Re: [stella] Tetris copyright?!!!

Subject: Re: [stella] Tetris copyright?!!!
From: Ruffin Bailey <rufbo@xxxxxxxxxxxxx>
Date: Mon, 22 Feb 99 17:56:01 -0500
> For
>God's sake, how many Wolfenstein clones are there (Doom and Quake are
>from the same company!)?

I believe the difference between the two examples you presented before 
this one explain the story.  The fact that Munchkin had a little fellow 
running around eating dots gave it the same look and feel as Pac-Man.  
The claim on the karate game fell short since the "look and feel" as 
described by the copyright holder could have been extrapolated to nearly 
any game that involved characters that kicked and punched!  Karate was an 
idea that existed before the games were made.  This case, then, is quite 
unlike Pac-Man, which was pretty danged original.
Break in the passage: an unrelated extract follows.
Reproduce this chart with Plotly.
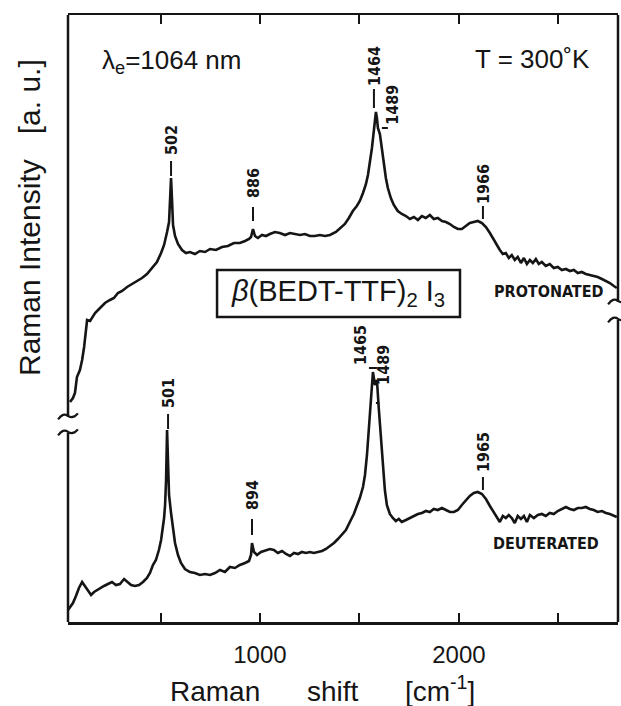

It does make me wonder what would happen if a game like football wasn't 
as old as it is (and probably past copyrighting).  I wonder if someone 
will copyright ultimate frisbee?

Hopefully things like "platform games" (since that's what I was working 
on!) and first-person shooters (like the id games mentioned above) are 
generic enough they would not be able to be challenged in court.  How do 
you describe the look and feel of these games so that you show where you 
were horribly original?  "The man jumps from level to level, jumps over 
potentially lethal stuff, and climbs up and down ladders."  Might as well 
be describing a Jackie Chan flick as a video game.

However any game that takes all the combinations of four square blocks 
(thus the "tetris"; not just scoring four lines at once.  Each shape is 
made up of four squares) and has you smack them into lines to get them to 
disappear is, um, suspiciously close to the original Tetris.  As Matt 
suggested to me via AIM today, Columns by Sega is a pretty good take-off 
on Tetris that I don't think would be challenged successfully in court.  
The premise of Tetris cannot be described so broadly as to include 
Columns and still give someone who'd seen neither game an clear idea of 
what Tetris is like.

It does make for interesting considerations before you make a game.  Not 
that anyone making a 2600 game is after all that big money, but neither 
are they looking for a lawsuit!

Whew.  That has to be my clearest post ever.  ")  Where's an editor when 
you need one?

Ruffin Bailey            |    Write Atari 2600 games on your PPC Mac!